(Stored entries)
* START *

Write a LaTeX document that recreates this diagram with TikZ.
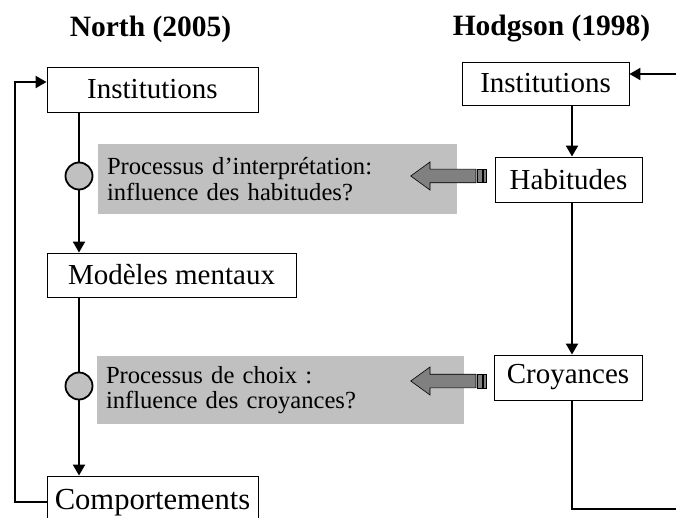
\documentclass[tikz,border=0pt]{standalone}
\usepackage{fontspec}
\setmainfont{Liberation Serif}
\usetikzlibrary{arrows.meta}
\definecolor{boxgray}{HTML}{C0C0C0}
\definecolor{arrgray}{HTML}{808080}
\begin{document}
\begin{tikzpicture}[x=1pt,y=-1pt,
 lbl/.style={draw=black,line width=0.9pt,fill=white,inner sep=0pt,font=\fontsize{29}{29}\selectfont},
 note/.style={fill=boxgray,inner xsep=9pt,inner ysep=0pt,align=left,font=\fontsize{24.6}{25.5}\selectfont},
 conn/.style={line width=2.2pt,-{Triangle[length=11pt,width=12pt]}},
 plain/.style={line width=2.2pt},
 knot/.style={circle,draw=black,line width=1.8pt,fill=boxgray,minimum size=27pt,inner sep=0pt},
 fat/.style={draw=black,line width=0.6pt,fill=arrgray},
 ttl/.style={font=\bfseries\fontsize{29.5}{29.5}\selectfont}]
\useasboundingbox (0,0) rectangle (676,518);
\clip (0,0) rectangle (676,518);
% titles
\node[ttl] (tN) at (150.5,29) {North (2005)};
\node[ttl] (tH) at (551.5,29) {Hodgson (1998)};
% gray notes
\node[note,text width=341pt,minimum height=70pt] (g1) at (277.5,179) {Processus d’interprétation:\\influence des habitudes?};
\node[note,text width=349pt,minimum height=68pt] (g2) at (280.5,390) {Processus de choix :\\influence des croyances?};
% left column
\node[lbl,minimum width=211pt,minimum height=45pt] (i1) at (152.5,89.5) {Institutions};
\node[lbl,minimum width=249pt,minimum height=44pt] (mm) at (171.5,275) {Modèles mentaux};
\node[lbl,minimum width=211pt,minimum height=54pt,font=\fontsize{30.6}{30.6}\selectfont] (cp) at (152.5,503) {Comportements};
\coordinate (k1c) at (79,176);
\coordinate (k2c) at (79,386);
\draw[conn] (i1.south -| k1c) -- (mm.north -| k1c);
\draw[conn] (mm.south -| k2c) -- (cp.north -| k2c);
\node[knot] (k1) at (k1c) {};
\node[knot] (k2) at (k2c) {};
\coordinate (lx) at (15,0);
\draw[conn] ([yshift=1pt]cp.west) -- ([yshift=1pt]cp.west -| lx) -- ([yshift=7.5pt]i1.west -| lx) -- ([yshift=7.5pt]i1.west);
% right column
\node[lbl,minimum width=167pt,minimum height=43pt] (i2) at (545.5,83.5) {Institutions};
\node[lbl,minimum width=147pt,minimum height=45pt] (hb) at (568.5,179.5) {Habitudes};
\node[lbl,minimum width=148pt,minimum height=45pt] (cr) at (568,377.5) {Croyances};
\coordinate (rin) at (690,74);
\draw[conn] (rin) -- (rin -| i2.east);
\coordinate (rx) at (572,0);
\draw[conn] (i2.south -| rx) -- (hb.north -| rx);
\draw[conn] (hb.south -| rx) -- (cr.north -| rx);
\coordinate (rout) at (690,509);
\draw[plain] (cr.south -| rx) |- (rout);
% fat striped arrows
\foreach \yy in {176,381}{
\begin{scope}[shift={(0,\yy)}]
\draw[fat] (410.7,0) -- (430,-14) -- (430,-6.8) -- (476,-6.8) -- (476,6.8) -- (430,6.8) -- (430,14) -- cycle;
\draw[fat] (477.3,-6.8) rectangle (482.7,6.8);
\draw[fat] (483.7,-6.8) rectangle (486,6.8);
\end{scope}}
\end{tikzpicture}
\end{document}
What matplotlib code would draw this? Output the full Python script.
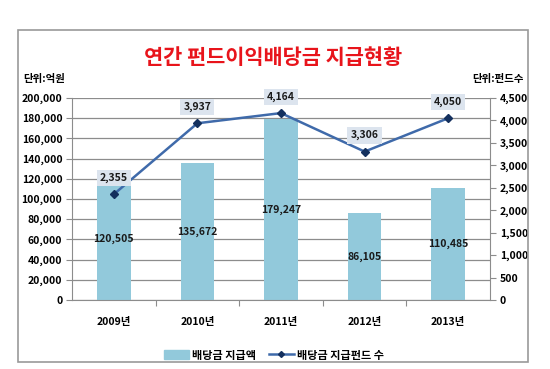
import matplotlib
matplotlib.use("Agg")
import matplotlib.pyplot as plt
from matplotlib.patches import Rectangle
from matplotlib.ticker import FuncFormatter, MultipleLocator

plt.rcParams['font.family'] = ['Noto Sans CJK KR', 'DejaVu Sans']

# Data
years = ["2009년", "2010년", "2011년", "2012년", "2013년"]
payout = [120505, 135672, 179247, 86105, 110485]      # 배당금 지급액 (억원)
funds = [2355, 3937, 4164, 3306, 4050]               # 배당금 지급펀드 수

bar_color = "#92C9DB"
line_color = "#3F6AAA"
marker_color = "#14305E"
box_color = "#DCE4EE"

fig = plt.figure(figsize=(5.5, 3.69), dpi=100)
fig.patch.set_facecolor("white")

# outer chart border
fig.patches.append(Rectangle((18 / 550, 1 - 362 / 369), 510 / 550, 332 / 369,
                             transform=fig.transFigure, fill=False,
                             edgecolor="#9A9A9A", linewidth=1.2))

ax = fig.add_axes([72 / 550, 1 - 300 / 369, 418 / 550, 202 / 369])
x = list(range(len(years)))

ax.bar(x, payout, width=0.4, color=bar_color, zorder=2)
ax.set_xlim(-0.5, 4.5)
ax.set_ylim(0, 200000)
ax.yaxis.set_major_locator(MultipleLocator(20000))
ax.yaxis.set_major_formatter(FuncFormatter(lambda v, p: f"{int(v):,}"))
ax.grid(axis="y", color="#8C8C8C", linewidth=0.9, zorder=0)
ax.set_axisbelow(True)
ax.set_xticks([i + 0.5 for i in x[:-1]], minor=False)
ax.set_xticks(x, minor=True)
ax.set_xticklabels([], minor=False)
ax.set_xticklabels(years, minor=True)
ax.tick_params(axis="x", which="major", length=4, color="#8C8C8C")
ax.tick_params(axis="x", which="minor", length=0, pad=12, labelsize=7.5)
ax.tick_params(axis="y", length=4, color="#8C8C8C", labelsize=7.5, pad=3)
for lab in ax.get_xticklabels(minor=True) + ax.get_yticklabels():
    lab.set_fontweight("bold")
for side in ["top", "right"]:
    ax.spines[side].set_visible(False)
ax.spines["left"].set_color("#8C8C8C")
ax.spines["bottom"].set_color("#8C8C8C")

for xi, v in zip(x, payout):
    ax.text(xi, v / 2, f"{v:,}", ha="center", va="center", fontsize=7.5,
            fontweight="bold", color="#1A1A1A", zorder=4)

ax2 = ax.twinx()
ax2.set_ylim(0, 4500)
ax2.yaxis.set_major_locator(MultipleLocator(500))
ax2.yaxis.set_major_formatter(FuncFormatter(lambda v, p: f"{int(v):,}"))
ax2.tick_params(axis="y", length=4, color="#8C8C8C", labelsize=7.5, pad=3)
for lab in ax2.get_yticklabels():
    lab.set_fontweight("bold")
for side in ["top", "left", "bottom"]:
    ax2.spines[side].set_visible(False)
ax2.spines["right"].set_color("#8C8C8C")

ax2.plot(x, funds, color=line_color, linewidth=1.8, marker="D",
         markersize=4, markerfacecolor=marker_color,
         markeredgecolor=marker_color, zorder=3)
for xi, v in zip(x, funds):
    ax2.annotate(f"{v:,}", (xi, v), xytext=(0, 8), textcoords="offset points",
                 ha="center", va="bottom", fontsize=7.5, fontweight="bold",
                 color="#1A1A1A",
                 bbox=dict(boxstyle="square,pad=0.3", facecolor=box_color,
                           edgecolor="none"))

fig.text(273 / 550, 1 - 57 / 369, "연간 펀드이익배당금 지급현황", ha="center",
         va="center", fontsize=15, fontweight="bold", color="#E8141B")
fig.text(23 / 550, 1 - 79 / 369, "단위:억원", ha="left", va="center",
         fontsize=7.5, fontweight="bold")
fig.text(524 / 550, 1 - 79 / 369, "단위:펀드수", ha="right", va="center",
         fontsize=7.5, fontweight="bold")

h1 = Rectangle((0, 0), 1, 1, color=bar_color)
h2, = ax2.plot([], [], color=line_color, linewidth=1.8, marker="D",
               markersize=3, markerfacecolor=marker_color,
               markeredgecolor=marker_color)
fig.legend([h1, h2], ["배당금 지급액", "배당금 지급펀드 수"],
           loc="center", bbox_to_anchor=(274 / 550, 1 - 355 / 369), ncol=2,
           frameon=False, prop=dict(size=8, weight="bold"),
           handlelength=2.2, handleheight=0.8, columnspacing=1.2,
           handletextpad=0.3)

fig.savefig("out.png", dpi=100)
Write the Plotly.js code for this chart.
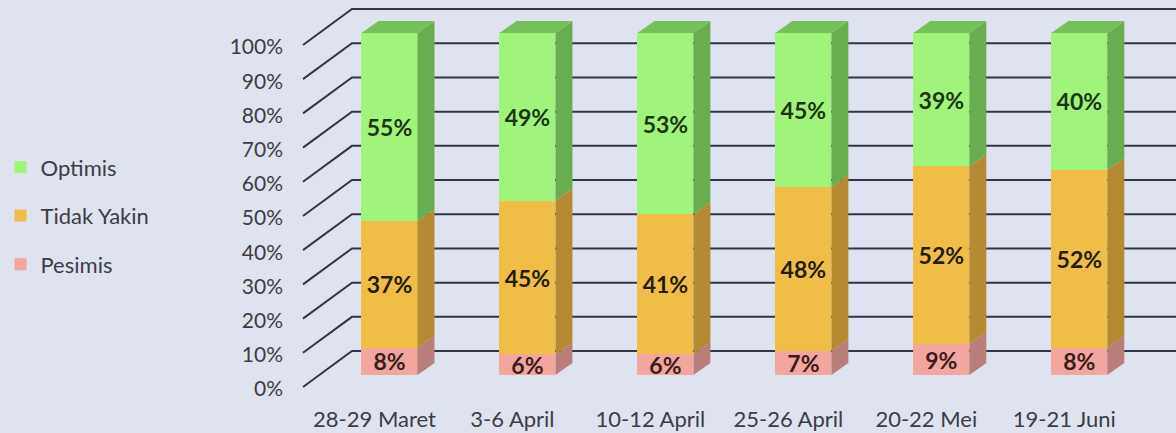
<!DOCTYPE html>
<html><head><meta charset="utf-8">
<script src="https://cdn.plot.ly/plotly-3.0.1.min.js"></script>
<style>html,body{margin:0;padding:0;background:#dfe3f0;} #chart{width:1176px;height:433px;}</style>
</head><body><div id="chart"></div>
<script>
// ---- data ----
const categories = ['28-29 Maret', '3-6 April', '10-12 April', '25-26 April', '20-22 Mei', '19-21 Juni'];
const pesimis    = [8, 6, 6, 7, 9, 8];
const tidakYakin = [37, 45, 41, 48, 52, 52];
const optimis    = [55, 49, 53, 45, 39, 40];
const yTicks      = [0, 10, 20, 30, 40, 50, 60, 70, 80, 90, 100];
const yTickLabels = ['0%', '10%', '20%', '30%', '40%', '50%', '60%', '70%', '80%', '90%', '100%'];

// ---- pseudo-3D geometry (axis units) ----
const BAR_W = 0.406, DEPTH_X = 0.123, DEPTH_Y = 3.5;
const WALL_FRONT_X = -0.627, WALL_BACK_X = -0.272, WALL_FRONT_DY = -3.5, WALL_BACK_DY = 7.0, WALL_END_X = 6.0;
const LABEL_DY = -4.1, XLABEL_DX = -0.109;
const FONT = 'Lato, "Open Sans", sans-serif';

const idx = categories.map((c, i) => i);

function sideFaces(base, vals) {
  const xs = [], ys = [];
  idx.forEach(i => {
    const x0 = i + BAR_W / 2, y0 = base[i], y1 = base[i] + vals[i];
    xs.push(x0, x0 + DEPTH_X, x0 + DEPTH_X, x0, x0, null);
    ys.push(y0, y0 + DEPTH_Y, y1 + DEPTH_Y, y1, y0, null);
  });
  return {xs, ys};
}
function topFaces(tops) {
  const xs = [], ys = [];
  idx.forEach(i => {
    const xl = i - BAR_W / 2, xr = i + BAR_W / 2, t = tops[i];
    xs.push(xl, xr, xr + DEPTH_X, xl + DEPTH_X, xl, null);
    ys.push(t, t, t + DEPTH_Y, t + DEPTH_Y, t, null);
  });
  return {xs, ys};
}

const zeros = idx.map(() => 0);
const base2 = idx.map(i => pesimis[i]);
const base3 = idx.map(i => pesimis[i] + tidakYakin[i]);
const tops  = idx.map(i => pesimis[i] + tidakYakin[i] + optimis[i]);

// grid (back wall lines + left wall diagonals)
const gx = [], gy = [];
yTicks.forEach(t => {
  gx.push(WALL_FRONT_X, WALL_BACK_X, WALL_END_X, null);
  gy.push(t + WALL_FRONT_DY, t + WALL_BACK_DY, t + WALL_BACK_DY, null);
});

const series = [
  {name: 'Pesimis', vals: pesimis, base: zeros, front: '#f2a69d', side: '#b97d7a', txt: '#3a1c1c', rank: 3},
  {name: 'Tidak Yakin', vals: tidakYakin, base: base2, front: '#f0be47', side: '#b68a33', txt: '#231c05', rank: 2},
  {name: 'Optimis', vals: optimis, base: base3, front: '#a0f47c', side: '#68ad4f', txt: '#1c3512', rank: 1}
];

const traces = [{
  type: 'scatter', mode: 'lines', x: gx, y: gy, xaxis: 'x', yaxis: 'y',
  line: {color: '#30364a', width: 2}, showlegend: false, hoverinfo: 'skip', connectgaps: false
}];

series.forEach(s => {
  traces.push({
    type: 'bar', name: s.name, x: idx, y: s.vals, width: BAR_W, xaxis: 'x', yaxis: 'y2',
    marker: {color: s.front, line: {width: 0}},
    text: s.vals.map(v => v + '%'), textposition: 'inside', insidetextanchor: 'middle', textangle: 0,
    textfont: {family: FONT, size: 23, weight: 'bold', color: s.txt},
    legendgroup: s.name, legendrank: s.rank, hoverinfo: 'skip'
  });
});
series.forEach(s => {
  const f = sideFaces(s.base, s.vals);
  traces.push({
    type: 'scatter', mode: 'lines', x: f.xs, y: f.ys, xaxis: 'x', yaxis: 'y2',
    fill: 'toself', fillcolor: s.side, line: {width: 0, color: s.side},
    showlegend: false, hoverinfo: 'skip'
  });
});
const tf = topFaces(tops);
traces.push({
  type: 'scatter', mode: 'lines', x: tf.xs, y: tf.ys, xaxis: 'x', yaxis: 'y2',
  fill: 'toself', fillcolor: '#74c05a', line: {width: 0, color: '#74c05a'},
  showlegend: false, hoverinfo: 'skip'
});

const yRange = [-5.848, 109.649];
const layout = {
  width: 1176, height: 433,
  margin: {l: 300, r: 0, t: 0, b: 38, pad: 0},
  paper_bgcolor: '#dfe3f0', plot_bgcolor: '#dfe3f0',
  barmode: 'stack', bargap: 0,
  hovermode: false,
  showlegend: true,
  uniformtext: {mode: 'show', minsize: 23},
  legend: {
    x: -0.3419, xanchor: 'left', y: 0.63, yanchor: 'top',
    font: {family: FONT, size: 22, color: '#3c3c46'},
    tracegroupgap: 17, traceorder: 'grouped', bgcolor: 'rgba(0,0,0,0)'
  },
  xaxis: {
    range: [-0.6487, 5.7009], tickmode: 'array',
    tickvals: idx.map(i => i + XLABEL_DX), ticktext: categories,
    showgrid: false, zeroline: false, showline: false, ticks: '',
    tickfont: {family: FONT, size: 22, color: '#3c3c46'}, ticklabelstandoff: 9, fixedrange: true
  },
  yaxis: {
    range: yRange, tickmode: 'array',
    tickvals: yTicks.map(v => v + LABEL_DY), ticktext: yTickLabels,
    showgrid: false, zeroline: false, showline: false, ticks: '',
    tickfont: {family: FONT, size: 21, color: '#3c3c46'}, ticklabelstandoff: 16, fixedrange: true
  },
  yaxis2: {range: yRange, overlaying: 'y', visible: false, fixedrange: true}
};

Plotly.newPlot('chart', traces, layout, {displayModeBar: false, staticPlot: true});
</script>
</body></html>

* END *

» **Work to do**
Exactly reproduce the lines from the line holding "Write the Plotly.js code for this chart." through the line holding "const idx = categories.map((c, i) => i);", and only those; pictures are to be left out.

» **Final result**
Write the Plotly.js code for this chart.
<!DOCTYPE html>
<html><head><meta charset="utf-8">
<script src="https://cdn.plot.ly/plotly-3.0.1.min.js"></script>
<style>html,body{margin:0;padding:0;background:#dfe3f0;} #chart{width:1176px;height:433px;}</style>
</head><body><div id="chart"></div>
<script>
// ---- data ----
const categories = ['28-29 Maret', '3-6 April', '10-12 April', '25-26 April', '20-22 Mei', '19-21 Juni'];
const pesimis    = [8, 6, 6, 7, 9, 8];
const tidakYakin = [37, 45, 41, 48, 52, 52];
const optimis    = [55, 49, 53, 45, 39, 40];
const yTicks      = [0, 10, 20, 30, 40, 50, 60, 70, 80, 90, 100];
const yTickLabels = ['0%', '10%', '20%', '30%', '40%', '50%', '60%', '70%', '80%', '90%', '100%'];

// ---- pseudo-3D geometry (axis units) ----
const BAR_W = 0.406, DEPTH_X = 0.123, DEPTH_Y = 3.5;
const WALL_FRONT_X = -0.627, WALL_BACK_X = -0.272, WALL_FRONT_DY = -3.5, WALL_BACK_DY = 7.0, WALL_END_X = 6.0;
const LABEL_DY = -4.1, XLABEL_DX = -0.109;
const FONT = 'Lato, "Open Sans", sans-serif';

const idx = categories.map((c, i) => i);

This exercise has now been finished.